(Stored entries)
▼▼▼

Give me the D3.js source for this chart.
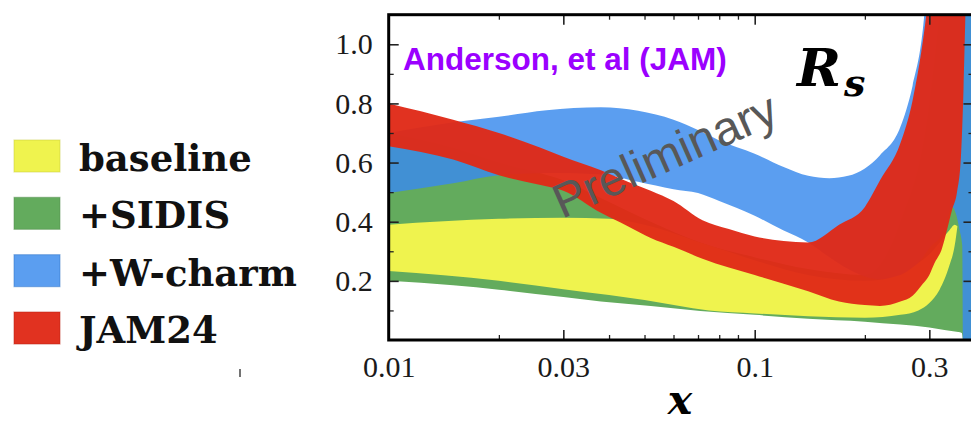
<!DOCTYPE html>
<html>
<head>
<meta charset="utf-8">
<script src="https://cdn.jsdelivr.net/npm/d3@7"></script>
<style>
  html, body { margin: 0; padding: 0; background: #fff; overflow: hidden; }
  svg { display: block; }
</style>
</head>
<body>
<svg id="chart" width="971" height="425"></svg>
<script>
// R_s(x): uncertainty bands of four global fits (baseline, +SIDIS, +W-charm, JAM24)

// ---- data ----
const seriesNames = ["baseline", "+SIDIS", "+W-charm", "JAM24"];

// baseline
const baselineX  = [0.01, 0.02, 0.03, 0.04, 0.05, 0.075, 0.1, 0.14, 0.2, 0.25, 0.28, 0.3, 0.32, 0.34, 0.352, 0.358];
const baselineLo = [0.233, 0.20, 0.172, 0.152, 0.135, 0.10, 0.09, 0.08, 0.075, 0.085, 0.10, 0.125, 0.17, 0.25, 0.32, 0.385];
const baselineHi = [0.39, 0.41, 0.413, 0.41, 0.39, 0.32, 0.27, 0.22, 0.20, 0.22, 0.26, 0.29, 0.33, 0.37, 0.39, 0.385];

// +SIDIS
const sidisX  = [0.01, 0.015, 0.02, 0.03, 0.038, 0.052, 0.071, 0.1, 0.14, 0.2, 0.25, 0.3, 0.33, 0.36, 0.368, 0.371, 0.4];
const sidisLo = [0.20, 0.185, 0.17, 0.145, 0.13, 0.115, 0.098, 0.085, 0.072, 0.062, 0.052, 0.042, 0.034, 0.027, 0.024, 0.0, 0.0];
const sidisHi = [0.70, 0.65, 0.60, 0.54, 0.48, 0.40, 0.33, 0.28, 0.24, 0.22, 0.40, 0.80, 1.30, 2.0, 2.2, 2.3, 2.5];

// +W-charm
const wcharmX  = [0.01, 0.015, 0.02, 0.027, 0.038, 0.048, 0.06, 0.07, 0.08, 0.1, 0.12, 0.14, 0.16, 0.18, 0.2, 0.22, 0.25, 0.27, 0.288, 0.3, 0.33, 0.346, 0.356, 0.363, 0.369, 0.371, 0.4];
const wcharmLo = [0.497, 0.53, 0.557, 0.565, 0.56, 0.535, 0.51, 0.497, 0.47, 0.42, 0.37, 0.33, 0.28, 0.24, 0.215, 0.205, 0.21, 0.24, 0.28, 0.31, 0.37, 0.45, 0.42, 0.37, 0.32, 0.0, 0.0];
const wcharmHi = [0.70, 0.736, 0.755, 0.777, 0.787, 0.775, 0.745, 0.71, 0.675, 0.63, 0.585, 0.555, 0.547, 0.555, 0.58, 0.625, 0.72, 0.86, 1.05, 1.3, 1.8, 2.0, 2.1, 2.2, 2.3, 2.4, 2.5];

// JAM24
const jamX  = [0.01, 0.015, 0.02, 0.026, 0.03, 0.038, 0.045, 0.052, 0.06, 0.072, 0.085, 0.1, 0.12, 0.14, 0.17, 0.2, 0.22, 0.25, 0.27, 0.288, 0.3, 0.31, 0.325, 0.335, 0.346, 0.357, 0.366, 0.372, 0.378];
const jamLo = [0.655, 0.61, 0.557, 0.524, 0.505, 0.43, 0.385, 0.345, 0.315, 0.275, 0.245, 0.22, 0.19, 0.165, 0.13, 0.118, 0.115, 0.13, 0.15, 0.19, 0.22, 0.26, 0.31, 0.37, 0.44, 0.50, 0.62, 0.85, 1.2];
const jamHi = [0.80, 0.745, 0.70, 0.65, 0.62, 0.574, 0.535, 0.505, 0.47, 0.405, 0.375, 0.35, 0.335, 0.33, 0.39, 0.45, 0.54, 0.665, 0.81, 1.01, 1.18, 1.32, 1.5, 1.6, 1.7, 1.8, 1.9, 2.0, 2.1];

// axis ticks
const xMajorTicks = [0.01, 0.03, 0.1, 0.3];
const xTickLabels = ["0.01", "0.03", "0.1", "0.3"];
const xMinorTicks = [0.02, 0.04, 0.05, 0.06, 0.07, 0.08, 0.09, 0.2];
const yMajorTicks = [0.2, 0.4, 0.6, 0.8, 1.0];
const yTickLabels = ["0.2", "0.4", "0.6", "0.8", "1.0"];
const yMinorTicks = [0.1, 0.3, 0.5, 0.7, 0.9];

// ---- layout ----
const svg = d3.select("#chart");
const frame = { left: 388.7, top: 14.7, bottom: 340 };
const xMax = 0.396;
const x = d3.scaleLog().domain([0.01, xMax])
  .range([frame.left, frame.left + 366 * Math.log10(xMax / 0.01)]);
const y = d3.scaleLinear().domain([0, 1.1]).range([frame.bottom, frame.top]);
frame.right = x(xMax);

const styles = {
  "baseline": { fill: "#eff34e", opacity: 1 },
  "+SIDIS":   { fill: "#63ab5d", opacity: 1 },
  "+W-charm": { fill: "#3a8aed", opacity: 0.83 },
  "JAM24":    { fill: "#e02a17", opacity: 0.96 }
};

svg.append("rect").attr("width", 971).attr("height", 425).attr("fill", "#fff");

svg.append("clipPath").attr("id", "plotClip")
  .append("rect").attr("x", frame.left).attr("y", frame.top)
  .attr("width", frame.right - frame.left).attr("height", frame.bottom - frame.top);

const zipBand = (xs, lo, hi) => xs.map((v, i) => ({ x: v, lo: lo[i], hi: hi[i] }));
const bands = [
  { name: "+SIDIS",   pts: zipBand(sidisX, sidisLo, sidisHi) },
  { name: "+W-charm", pts: zipBand(wcharmX, wcharmLo, wcharmHi) },
  { name: "baseline", pts: zipBand(baselineX, baselineLo, baselineHi) },
  { name: "JAM24",    pts: zipBand(jamX, jamLo, jamHi) }
];

const area = d3.area()
  .x(d => x(d.x))
  .y0(d => y(d.lo))
  .y1(d => y(d.hi))
  .curve(d3.curveMonotoneX);

const plotG = svg.append("g").attr("clip-path", "url(#plotClip)");
plotG.selectAll("path.band")
  .data(bands)
  .join("path")
  .attr("class", "band")
  .attr("d", d => area(d.pts))
  .attr("fill", d => styles[d.name].fill)
  .attr("fill-opacity", d => styles[d.name].opacity);

// ---- overlay texts inside the frame ----
svg.append("text")
  .attr("x", 403).attr("y", 70)
  .attr("font-family", "Liberation Sans, Arial, sans-serif")
  .attr("font-weight", "bold")
  .attr("font-size", 31.5)
  .attr("fill", "#9b00ff")
  .text("Anderson, et al (JAM)");

svg.append("text")
  .attr("x", 797).attr("y", 86)
  .attr("font-family", "DejaVu Serif, serif")
  .attr("font-weight", "bold").attr("font-style", "italic")
  .attr("font-size", 53)
  .attr("fill", "#000")
  .text("R");
svg.append("text")
  .attr("x", 844).attr("y", 96)
  .attr("font-family", "DejaVu Serif, serif")
  .attr("font-weight", "bold").attr("font-style", "italic")
  .attr("font-size", 38)
  .attr("fill", "#000")
  .text("s");

svg.append("text")
  .attr("transform", "translate(562,219) rotate(-24)")
  .attr("font-family", "Liberation Sans, Arial, sans-serif")
  .attr("font-size", 48)
  .attr("fill", "#585858")
  .text("Preliminary");

// ---- axes ----
const tickFont = g => g.selectAll("text")
  .attr("font-family", "Liberation Serif, Times New Roman, serif")
  .attr("font-size", 30)
  .attr("fill", "#1a1a1a");
const tickLines = (g, w) => {
  g.select(".domain").remove();
  g.selectAll("line").attr("stroke", "#222").attr("stroke-width", w);
};

const xLabel = d => xTickLabels[xMajorTicks.indexOf(d)];
const yLabel = d => yTickLabels[yMajorTicks.indexOf(d)];

svg.append("g").attr("transform", `translate(0,${frame.bottom})`)
  .call(d3.axisBottom(x).tickValues(xMajorTicks).tickFormat(xLabel).tickSize(-10).tickPadding(16))
  .call(g => tickLines(g, 1.6)).call(tickFont);
svg.append("g").attr("transform", `translate(0,${frame.bottom})`)
  .call(d3.axisBottom(x).tickValues(xMinorTicks).tickFormat("").tickSize(-5))
  .call(g => tickLines(g, 1.3));
svg.append("g").attr("transform", `translate(0,${frame.top})`)
  .call(d3.axisTop(x).tickValues(xMajorTicks).tickFormat("").tickSize(-10))
  .call(g => tickLines(g, 1.6));
svg.append("g").attr("transform", `translate(0,${frame.top})`)
  .call(d3.axisTop(x).tickValues(xMinorTicks).tickFormat("").tickSize(-5))
  .call(g => tickLines(g, 1.3));

svg.append("g").attr("transform", `translate(${frame.left},0)`)
  .call(d3.axisLeft(y).tickValues(yMajorTicks).tickFormat(yLabel).tickSize(-10).tickPadding(16))
  .call(g => tickLines(g, 1.6)).call(tickFont);
svg.append("g").attr("transform", `translate(${frame.left},0)`)
  .call(d3.axisLeft(y).tickValues(yMinorTicks).tickFormat("").tickSize(-5))
  .call(g => tickLines(g, 1.3));
svg.append("g").attr("transform", `translate(${frame.right},0)`)
  .call(d3.axisRight(y).tickValues(yMajorTicks).tickFormat("").tickSize(-10))
  .call(g => tickLines(g, 1.6));
svg.append("g").attr("transform", `translate(${frame.right},0)`)
  .call(d3.axisRight(y).tickValues(yMinorTicks).tickFormat("").tickSize(-5))
  .call(g => tickLines(g, 1.3));

// frame
svg.append("rect")
  .attr("x", frame.left).attr("y", frame.top)
  .attr("width", frame.right - frame.left).attr("height", frame.bottom - frame.top)
  .attr("fill", "none").attr("stroke", "#000").attr("stroke-width", 3);

// axis title
svg.append("text")
  .attr("x", 680).attr("y", 414)
  .attr("text-anchor", "middle")
  .attr("font-family", "DejaVu Serif, serif")
  .attr("font-weight", "bold").attr("font-style", "italic")
  .attr("font-size", 41)
  .attr("fill", "#000")
  .text("x");

// ---- legend ----
const legend = svg.append("g");
const rowY = d3.scalePoint().domain(seriesNames).range([140, 312]);
const rows = legend.selectAll("g.row").data(seriesNames).join("g")
  .attr("class", "row")
  .attr("transform", d => `translate(0,${rowY(d)})`);
rows.append("rect")
  .attr("x", 14).attr("y", 0).attr("width", 46).attr("height", 32)
  .attr("fill", d => styles[d].fill)
  .attr("fill-opacity", d => styles[d].opacity)
  .attr("stroke", d => d3.color(styles[d].fill).darker(0.5))
  .attr("stroke-opacity", 0.45)
  .attr("stroke-width", 1.2);
rows.append("text")
  .attr("x", 79).attr("y", 31)
  .attr("font-family", "DejaVu Serif, serif")
  .attr("font-weight", "bold")
  .attr("font-size", 37)
  .attr("fill", "#111")
  .text(d => d);

// small stray mark under the legend
svg.append("line")
  .attr("x1", 240).attr("x2", 240).attr("y1", 369).attr("y2", 377)
  .attr("stroke", "#444").attr("stroke-width", 1.5);
</script>
</body>
</html>
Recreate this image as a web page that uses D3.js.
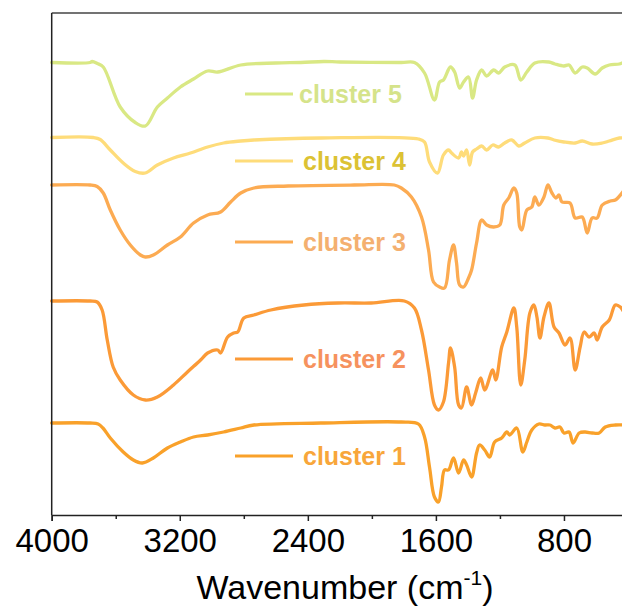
<!DOCTYPE html>
<html>
<head>
<meta charset="utf-8">
<script src="https://cdn.jsdelivr.net/npm/d3@7"></script>
<style>
  html, body { margin: 0; padding: 0; background: #fff; }
  svg { display: block; font-family: "Liberation Sans", Arial, sans-serif; }
</style>
</head>
<body>
<svg id="chart" width="622" height="610"></svg>
<script>
// FTIR spectra of five clusters, stacked with vertical offsets (arbitrary units).
const seriesNames = ["cluster 1", "cluster 2", "cluster 3", "cluster 4", "cluster 5"];
const lineColors  = ["#f9a12a", "#fb9a37", "#fcab52", "#fedc7a", "#d9e884"];
const labelColors = ["#f8a63a", "#f6925e", "#f4b070", "#dcc234", "#d5e38a"];

const xTicks = [4000, 3200, 2400, 1600, 800];
const xMinorTicks = [3600, 2800, 2000, 1200, 400];

// [wavenumber (cm-1), offset intensity]
const cluster1 = [
  [4000,18.4],[3760,18.4],[3710,18.2],[3680,17.4],[3634,15.4],[3553,12.6],[3490,11],[3434,10.4],[3365,11.4],
  [3277,13.4],[3196,14.6],[3114,15.6],[3026,16],[2926,16.6],[2819,17.4],[2737,18],
  [2318,18.4],[1816,18.6],[1709,18.2],[1671,15.6],[1640,9.6],[1609,3.6],[1584,2.6],
  [1565,5.6],[1546,9],[1521,9],[1490,11.4],[1458,8.4],[1427,11],[1408,10],[1377,7.6],
  [1346,12.4],[1327,14],[1295,13],[1264,11.6],[1233,14.6],[1189,15.4],[1157,16.6],
  [1139,16],[1095,17.4],[1057,12.6],[1032,14.6],[1001,17],[957,18.2],[919,18],[888,18],
  [856,17.4],[825,17.6],[800,16.4],[768,16.6],[743,14.4],[705,16.4],[668,16.6],
  [624,16.4],[580,16.4],[542,17.6],[479,18],[423,18]
];
const cluster2 = [
  [4000,42.8],[3760,42.8],[3716,42.6],[3685,41],[3653,35],[3616,29.6],[3572,27],[3490,24],[3415,23],
  [3340,23.6],[3239,26],[3152,28.6],[3070,31],[3026,32.4],[2963,33],[2945,32.4],
  [2901,35.6],[2863,36.4],[2838,36.6],[2800,39.4],[2737,40],[2631,41],[2424,42],
  [2211,42.4],[2004,42.4],[1797,42.8],[1734,41.4],[1690,37],[1646,29],[1609,22],
  [1584,21],[1553,22.6],[1521,30.4],[1509,33.4],[1483,29.6],[1458,22],[1440,21.4],
  [1408,25.6],[1377,22],[1352,24.4],[1320,27.4],[1295,25],[1245,29],[1226,27],
  [1189,33.6],[1157,36.6],[1113,41.4],[1095,37.6],[1070,26],[1045,31],[1013,40.4],
  [988,42],[969,39.6],[950,35.4],[925,39.6],[894,42.4],[862,37.6],[831,36.4],[793,34],
  [762,35.4],[730,29],[699,33.6],[674,36.6],[643,35.6],[611,36.4],[593,35],[561,37.6],
  [517,39],[479,42],[448,41.6],[423,40.4]
];
const cluster3 = [
  [4000,66],[3760,66],[3716,65.7],[3678,64.4],[3634,61],[3572,57],[3509,54],[3446,52],[3415,51.6],
  [3365,52],[3277,54],[3196,55.6],[3114,58.4],[3026,60],[2945,60.6],[2882,62.6],
  [2819,64.4],[2737,65.4],[2524,65.8],[2111,66],[1860,66],[1816,65.4],[1753,63.6],
  [1690,59.6],[1646,53],[1615,46.6],[1577,45.6],[1546,45.4],[1515,51],[1490,54],
  [1471,50.4],[1452,46],[1427,45.6],[1396,47.4],[1377,49],[1346,54.4],[1314,59],
  [1283,58],[1239,57.6],[1201,58],[1176,62],[1145,63.4],[1113,65.4],[1095,64.4],
  [1076,57.6],[1063,57],[1032,61],[1001,61.6],[982,63.6],[957,62],[925,63.6],[900,66],
  [875,64.4],[850,63.4],[831,64],[812,62.6],[762,62.4],[730,59.4],[686,59.6],[655,56.4],
  [624,59.4],[593,59.4],[561,62],[511,62.8],[479,63],[423,65]
];
const cluster4 = [
  [4000,75.5],[3740,75.5],[3697,75.1],[3634,73],[3553,70.4],[3478,68.7],[3415,68.4],[3340,70],
  [3239,71.4],[3133,72.4],[3026,73.6],[2926,74.4],[2819,74.8],[2737,75],[2318,75.4],
  [1709,75.2],[1671,74.6],[1640,70.6],[1590,68.4],[1553,72],[1521,73],[1502,72.4],
  [1458,71.4],[1440,72.6],[1427,71.8],[1408,73],[1389,70],[1371,72.6],[1346,73.2],
  [1314,73.8],[1283,73],[1245,74],[1208,73.6],[1170,74.4],[1126,75],[1082,73.8],
  [1045,74.4],[982,75.4],[900,75.4],[862,75],[800,74.6],[730,74.4],[686,74.8],
  [624,74.2],[561,74.4],[517,74.8],[454,75.4],[423,75.4]
];
const cluster5 = [
  [4000,90.5],[3760,90.5],[3747,90.7],[3715,90.3],[3678,89.6],[3572,81.6],[3478,78.5],[3415,77.8],
  [3340,81.6],[3277,83.4],[3196,85.6],[3114,87.2],[3026,88.8],[2963,88.6],[2819,90],
  [2600,90.4],[2443,90.5],[2300,90.7],[2200,90.6],[1816,90.5],[1734,90.5],[1671,88.4],
  [1609,83],[1577,86.6],[1553,87],[1509,89.6],[1483,88.6],[1452,85.4],[1427,86.6],
  [1396,87.6],[1371,83.4],[1346,87],[1314,89],[1283,87.8],[1239,89],[1208,88.4],
  [1170,89.6],[1107,90],[1070,87],[1032,88.6],[982,90.4],[894,90.6],[856,90.2],[800,89.8],
  [768,90],[730,88.4],[686,89.6],[655,89.4],[605,88.2],[561,89.4],[517,90],[454,90.2],
  [423,90.6]
];
const spectra = [cluster1, cluster2, cluster3, cluster4, cluster5];

const svg = d3.select("#chart");
const plotLeft = 51.7, plotBottom = 515, plotTop = 13;

const x = d3.scaleLinear().domain([4000, 400]).range([plotLeft, 628]);
const y = d3.scaleLinear().domain([0, 100]).range([plotBottom, 15]);

// spectra
const line = d3.line()
  .x(d => x(d[0]))
  .y(d => y(d[1]))
  .curve(d3.curveCatmullRom.alpha(0.5));

spectra.forEach((s, i) => {
  svg.append("path")
    .datum(s)
    .attr("fill", "none")
    .attr("stroke", lineColors[i])
    .attr("stroke-width", 3.3)
    .attr("stroke-linejoin", "round")
    .attr("stroke-linecap", "round")
    .attr("d", line);
});

// frame
svg.append("line").attr("x1", plotLeft).attr("x2", 622).attr("y1", plotTop).attr("y2", plotTop)
  .attr("stroke", "#444").attr("stroke-width", 1.5);
svg.append("line").attr("x1", plotLeft).attr("x2", plotLeft).attr("y1", plotTop).attr("y2", plotBottom)
  .attr("stroke", "#222").attr("stroke-width", 1.5);

// x axis
const xAxis = svg.append("g").attr("transform", `translate(0,${plotBottom})`)
  .call(d3.axisBottom(x).tickValues(xTicks).tickFormat(d3.format("d")).tickSize(6).tickPadding(8));
xAxis.select(".domain").attr("stroke", "#222").attr("stroke-width", 1.5);
xAxis.selectAll(".tick line").attr("stroke", "#222").attr("stroke-width", 1.5);
xAxis.selectAll(".tick text")
  .attr("fill", "#000")
  .style("font-size", "33px")
  .style("font-family", "'Liberation Sans', Arial, sans-serif");

const minor = svg.append("g").attr("transform", `translate(0,${plotBottom})`)
  .call(d3.axisBottom(x).tickValues(xMinorTicks).tickFormat("").tickSize(4));
minor.select(".domain").remove();
minor.selectAll(".tick line").attr("stroke", "#222").attr("stroke-width", 1.5);

// axis title
const title = svg.append("text")
  .attr("x", 345).attr("y", 599)
  .attr("text-anchor", "middle")
  .attr("fill", "#000")
  .style("font-size", "34px");
title.append("tspan").text("Wavenumber (cm");
title.append("tspan").attr("dy", -14).style("font-size", "21px").text("-1");
title.append("tspan").attr("dy", 14).text(")");

// legend labels beside each spectrum
const legendRows = [456, 359, 242, 161, 94];
const legendLineStart = [235, 235, 235, 235, 245];
seriesNames.forEach((name, i) => {
  const ly = legendRows[i];
  svg.append("line")
    .attr("x1", legendLineStart[i]).attr("x2", 293)
    .attr("y1", ly).attr("y2", ly)
    .attr("stroke", lineColors[i]).attr("stroke-width", 3);
  svg.append("text")
    .attr("x", i === 4 ? 299 : 303).attr("y", ly + 9)
    .attr("fill", labelColors[i])
    .style("font-size", "25px")
    .style("font-weight", "bold")
    .text(name);
});
</script>
</body>
</html>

▲▲▲

**Stated goal**
Leave the pictures out and please restate exactly the lines running from the start of the material through the one with "2.3, 2.4, 2.5];".

**Exercise output**
Give me the D3.js source for this chart.
<!DOCTYPE html>
<html>
<head>
<meta charset="utf-8">
<script src="https://cdn.jsdelivr.net/npm/d3@7"></script>
<style>
  html, body { margin: 0; padding: 0; background: #fff; overflow: hidden; }
  svg { display: block; }
</style>
</head>
<body>
<svg id="chart" width="971" height="425"></svg>
<script>
// R_s(x): uncertainty bands of four global fits (baseline, +SIDIS, +W-charm, JAM24)

// ---- data ----
const seriesNames = ["baseline", "+SIDIS", "+W-charm", "JAM24"];

// baseline
const baselineX  = [0.01, 0.02, 0.03, 0.04, 0.05, 0.075, 0.1, 0.14, 0.2, 0.25, 0.28, 0.3, 0.32, 0.34, 0.352, 0.358];
const baselineLo = [0.233, 0.20, 0.172, 0.152, 0.135, 0.10, 0.09, 0.08, 0.075, 0.085, 0.10, 0.125, 0.17, 0.25, 0.32, 0.385];
const baselineHi = [0.39, 0.41, 0.413, 0.41, 0.39, 0.32, 0.27, 0.22, 0.20, 0.22, 0.26, 0.29, 0.33, 0.37, 0.39, 0.385];

// +SIDIS
const sidisX  = [0.01, 0.015, 0.02, 0.03, 0.038, 0.052, 0.071, 0.1, 0.14, 0.2, 0.25, 0.3, 0.33, 0.36, 0.368, 0.371, 0.4];
const sidisLo = [0.20, 0.185, 0.17, 0.145, 0.13, 0.115, 0.098, 0.085, 0.072, 0.062, 0.052, 0.042, 0.034, 0.027, 0.024, 0.0, 0.0];
const sidisHi = [0.70, 0.65, 0.60, 0.54, 0.48, 0.40, 0.33, 0.28, 0.24, 0.22, 0.40, 0.80, 1.30, 2.0, 2.2, 2.3, 2.5];

// +W-charm
const wcharmX  = [0.01, 0.015, 0.02, 0.027, 0.038, 0.048, 0.06, 0.07, 0.08, 0.1, 0.12, 0.14, 0.16, 0.18, 0.2, 0.22, 0.25, 0.27, 0.288, 0.3, 0.33, 0.346, 0.356, 0.363, 0.369, 0.371, 0.4];
const wcharmLo = [0.497, 0.53, 0.557, 0.565, 0.56, 0.535, 0.51, 0.497, 0.47, 0.42, 0.37, 0.33, 0.28, 0.24, 0.215, 0.205, 0.21, 0.24, 0.28, 0.31, 0.37, 0.45, 0.42, 0.37, 0.32, 0.0, 0.0];
const wcharmHi = [0.70, 0.736, 0.755, 0.777, 0.787, 0.775, 0.745, 0.71, 0.675, 0.63, 0.585, 0.555, 0.547, 0.555, 0.58, 0.625, 0.72, 0.86, 1.05, 1.3, 1.8, 2.0, 2.1, 2.2, 2.3, 2.4, 2.5];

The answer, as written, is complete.